Passiamo poi all’Università Roma 3, dove il Senato accademico sta valutando una mozione per vietare la propaganda studentesca a partire dal quarantacinquesimo giorno prima del voto. In questo caso, l’accademico favorevole al “Sì” sarebbe il Rettore. In base a quale principio o evidenza, siffatta limitazione volta a circoscrivere nel tempo le attività di proselitismo, in modo da bilanciare libertà d’espressione, il sereno e regolare svolgimento delle attività accademiche e la serena partecipazione al voto, escluderebbe solo le iniziative a favore del “No”, e non anche quelle di segno opposto, non ci è dato saperlo. Anche qui, sembra esagerato parlare di “censura”: trattasi di una scelta di amministrazione del tutto opinabile, ma non discriminatoria. In un incontro sul referendum tenutosi presso l’ateneo di Milano Bicocca, invece, su sei relatori, ben quattro erano a favore del “Sì”. Uno in più rispetto agli avversari: un vero affronto.

Infine, come non menzionare l’esempio di Bologna?

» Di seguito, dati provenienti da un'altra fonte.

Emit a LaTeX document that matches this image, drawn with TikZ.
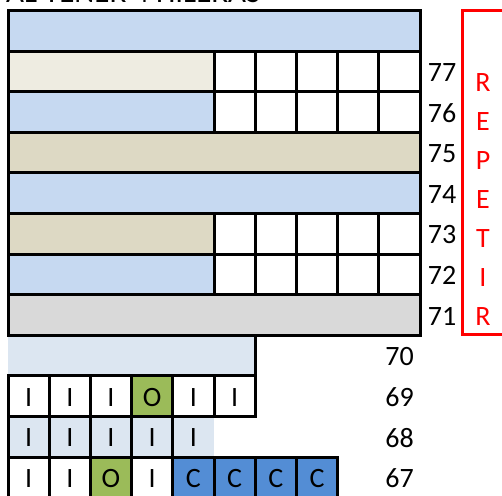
\documentclass[tikz,border=0pt]{standalone}
\usepackage{fontspec}
\setmainfont{Carlito}
\usetikzlibrary{calc}
\definecolor{bluerow}{HTML}{C6D9F1}
\definecolor{beigel}{HTML}{EEECE1}
\definecolor{tanrow}{HTML}{DDD9C4}
\definecolor{grayrow}{HTML}{D9D9D9}
\definecolor{paleblue}{HTML}{DCE6F1}
\definecolor{greencell}{HTML}{9BBB59}
\definecolor{cblue}{HTML}{538DD5}
\definecolor{redbox}{HTML}{FF0000}
\begin{document}
\begin{tikzpicture}[x=1pt,y=-1pt,
  gridline/.style={line width=3pt, line cap=rect},
  lbl/.style={font=\fontsize{28}{28}\selectfont, inner sep=0pt},
  redlbl/.style={lbl, text=redbox}]
\useasboundingbox (0,0) rectangle (502,495);
\clip (0,0) rectangle (502,495);
\foreach \i in {0,...,10}{\foreach \j in {0,...,12}{\coordinate (g-\i-\j) at ({8+41.2*\i},{10.5+40.6*\j});}}
% title (cut off at top)
\node[lbl, font=\fontsize{31}{31}\selectfont, anchor=base west] (title) at (6,2.2) {AL TENER 4 HILERAS};
% fills
\fill[bluerow] (g-0-0) rectangle (g-10-1);
\fill[beigel] (g-0-1) rectangle (g-5-2);
\fill[bluerow] (g-0-2) rectangle (g-5-3);
\fill[tanrow] (g-0-3) rectangle (g-10-4);
\fill[bluerow] (g-0-4) rectangle (g-10-5);
\fill[tanrow] (g-0-5) rectangle (g-5-6);
\fill[bluerow] (g-0-6) rectangle (g-5-7);
\fill[grayrow] (g-0-7) rectangle (g-10-8);
\fill[paleblue] (g-0-8) rectangle (g-6-9);
\fill[paleblue] (g-0-10) rectangle (g-5-11);
\fill[greencell] (g-3-9) rectangle (g-4-10);
\fill[greencell] (g-2-11) rectangle (g-3-12);
\fill[cblue] (g-4-11) rectangle (g-8-12);
% grid lines
\foreach \j in {0,...,8} \draw[gridline] (g-0-\j) -- (g-10-\j);
\draw[gridline] (g-0-0) -- (g-0-8);
\draw[gridline] (g-10-0) -- (g-10-8);
\foreach \i in {5,...,9} {\draw[gridline] (g-\i-1) -- (g-\i-3); \draw[gridline] (g-\i-5) -- (g-\i-7);}
\draw[gridline] (g-6-8) -- (g-6-10);
\draw[gridline] (g-0-9) -- (g-6-9);
\draw[gridline] (g-0-10) -- (g-6-10);
\foreach \i in {0,...,5} \draw[gridline] (g-\i-9) -- (g-\i-10);
\foreach \i in {0,...,4} \draw[gridline] (g-\i-10) -- (g-\i-11);
\draw[gridline] (g-0-11) -- (g-8-11);
\foreach \i in {0,...,8} \draw[gridline] (g-\i-11) -- (g-\i-12);
% cell letters
\foreach \t [count=\k from 0] in {I,I,I,O,I,I}
  \node[lbl] (r69-\k) at ({8+41.2*(\k+0.5)},{10.5+40.6*9.5+1}) {\t};
\foreach \t [count=\k from 0] in {I,I,I,I,I}
  \node[lbl] (r68-\k) at ({8+41.2*(\k+0.5)},{10.5+40.6*10.5+1}) {\t};
\foreach \t [count=\k from 0] in {I,I,O,I,C,C,C,C}
  \node[lbl] (r67-\k) at ({8+41.2*(\k+0.5)},{10.5+40.6*11.5+1}) {\t};
% row numbers
\foreach \n [count=\k from 1] in {77,76,75,74,73,72,71}
  \node[lbl] (n\n) at (442,{10.5+40.6*(\k+0.5)+1}) {\n};
\foreach \n [count=\k from 8] in {70,69,68,67}
  \node[lbl] (n\n) at (399.5,{10.5+40.6*(\k+0.5)+1}) {\n};
% repeat box
\coordinate (rb1) at (510,11);
\coordinate (rb2) at (462,11);
\coordinate (rb3) at (462,334);
\coordinate (rb4) at (510,334);
\draw[redbox, line width=3pt] (rb1) -- (rb2) -- (rb3) -- (rb4);
\foreach \t [count=\k from 0] in {R,E,P,E,T,I,R}
  \node[redlbl] (rep\k) at (483,{83+39*\k}) {\t};
\end{tikzpicture}
\end{document}
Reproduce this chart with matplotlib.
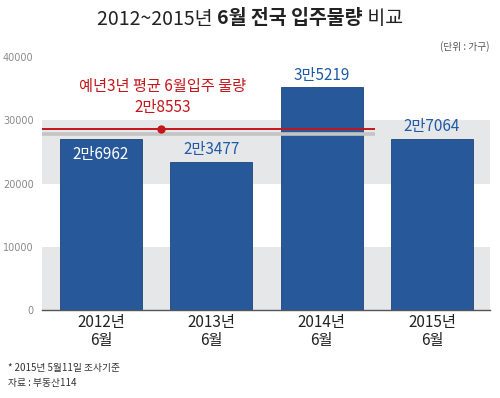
import matplotlib
matplotlib.use("Agg")
import matplotlib.pyplot as plt

plt.rcParams['font.family'] = ['Noto Sans CJK KR', 'DejaVu Sans']

categories = ["2012년\n6월", "2013년\n6월", "2014년\n6월", "2015년\n6월"]
values = [26962, 23477, 35219, 27064]
value_labels = ["2만6962", "2만3477", "3만5219", "2만7064"]
avg_value = 28553
avg_label = "예년3년 평균 6월입주 물량\n2만8553"
yticks = [0, 10000, 20000, 30000, 40000]

bar_color = "#27589a"
label_blue = "#1f5aa6"
red = "#c4161c"
band = "#e6e7e9"

fig = plt.figure(figsize=(5.0, 3.98), dpi=100)
ax = fig.add_axes([42/500, 1-310/398, 448/500, 253/398])

xs = list(range(len(values)))
ax.set_xlim(-0.534, 3.525)
ax.set_ylim(0, 40000)

# gray bands
for lo, hi in [(0, 10000), (20000, 30000)]:
    ax.axhspan(lo, hi, color=band, zorder=0, lw=0)

ax.bar(xs, values, width=0.742, color=bar_color, edgecolor="#1d4577", linewidth=0.6, zorder=2)

# average line with shadow
line_end = 2.48
ax.plot([-0.534, line_end], [avg_value - 650, avg_value - 650], color="#c4c4c4", lw=2.6, zorder=3, solid_capstyle='butt')
ax.plot([-0.534, line_end], [avg_value, avg_value], color=red, lw=1.4, zorder=4, solid_capstyle='butt')
ax.plot([0.545], [avg_value], 'o', color=red, ms=5, zorder=5)
ax.text(0.56, 33700, avg_label, color=red, fontsize=11, ha='center', va='center',
        linespacing=1.35, zorder=6)

# value labels
ax.text(xs[0], values[0] - 2300, value_labels[0], color='white', fontsize=11, ha='center', va='center', zorder=6)
for i in range(1, 4):
    ax.text(xs[i], values[i] + 1900, value_labels[i], color=label_blue, fontsize=11,
            ha='center', va='center', zorder=6)

ax.set_yticks(yticks)
ax.set_yticklabels([str(v) for v in yticks], fontsize=7, color="#8a8a8a", family=['DejaVu Sans'])
ax.set_xticks(xs)
ax.set_xticklabels(categories, fontsize=11, color="#222222", linespacing=1.1)
ax.tick_params(axis='both', length=0)
ax.tick_params(axis='y', pad=6)
ax.tick_params(axis='x', pad=3)
for s in ['top', 'right', 'left']:
    ax.spines[s].set_visible(False)
ax.spines['bottom'].set_color("#555555")
ax.spines['bottom'].set_linewidth(1.0)

# title
from matplotlib.offsetbox import TextArea, HPacker, AnchoredOffsetbox
t1 = TextArea("2012~2015년 ", textprops=dict(fontsize=14, color="#222222"))
t2 = TextArea("6월 전국 입주물량", textprops=dict(fontsize=14, color="#222222", fontweight='bold'))
t3 = TextArea(" 비교", textprops=dict(fontsize=14, color="#222222"))
pack = HPacker(children=[t1, t2, t3], align='baseline', pad=0, sep=0)
ab = AnchoredOffsetbox(loc='center', child=pack, pad=0, frameon=False,
                       bbox_to_anchor=(0.5, 1-19/398), bbox_transform=fig.transFigure, borderpad=0)
fig.add_artist(ab)

fig.text(490/500, 1-47/398, "(단위 : 가구)", fontsize=7, color="#555555", ha='right', va='center')
fig.text(8/500, 1-368/398, "* 2015년 5월11일 조사기준", fontsize=7, color="#333333", ha='left', va='center')
fig.text(8/500, 1-383/398, "자료 : 부동산114", fontsize=7, color="#333333", ha='left', va='center')

fig.savefig("out.png", dpi=100, facecolor='white')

Ad essere contestato, in questo caso, è un ciclo di seminari “per capire la riforma costituzionale”, con tanto di crediti formativi previsti. Ora, possiamo tollerare di tutto, ma addirittura spiegare una riforma della Costituzione agli studenti che hanno appena sostenuto l’esame di diritto costituzionale e devono aggiornarsi, o che rischiano di dover affinare la loro preparazione prima dell’esame, evidentemente, è ritenuto un vero e proprio oltraggio. A prescindere dall’esame di profitto, ci domandiamo quale possa essere una sede qualificata dove un cittadino ed elettore consapevole possa informarsi in modo tecnico riguardo la riforma, se non l’Università.

La posizione di Schwarzenegger ci ricorda di anteporre gli interessi del Paese rispetto agli ordini di scuderia, perché Renzi avrà una durata politica limitata; al contrario, i problemi atavici delle istituzioni italiane non si risolvono da soli e possono solo aggravarsi col tempo. Il centrodestra ha una propria ricetta per risolverli, o intende chiamare in aiuto qualche centro sociale okkupato?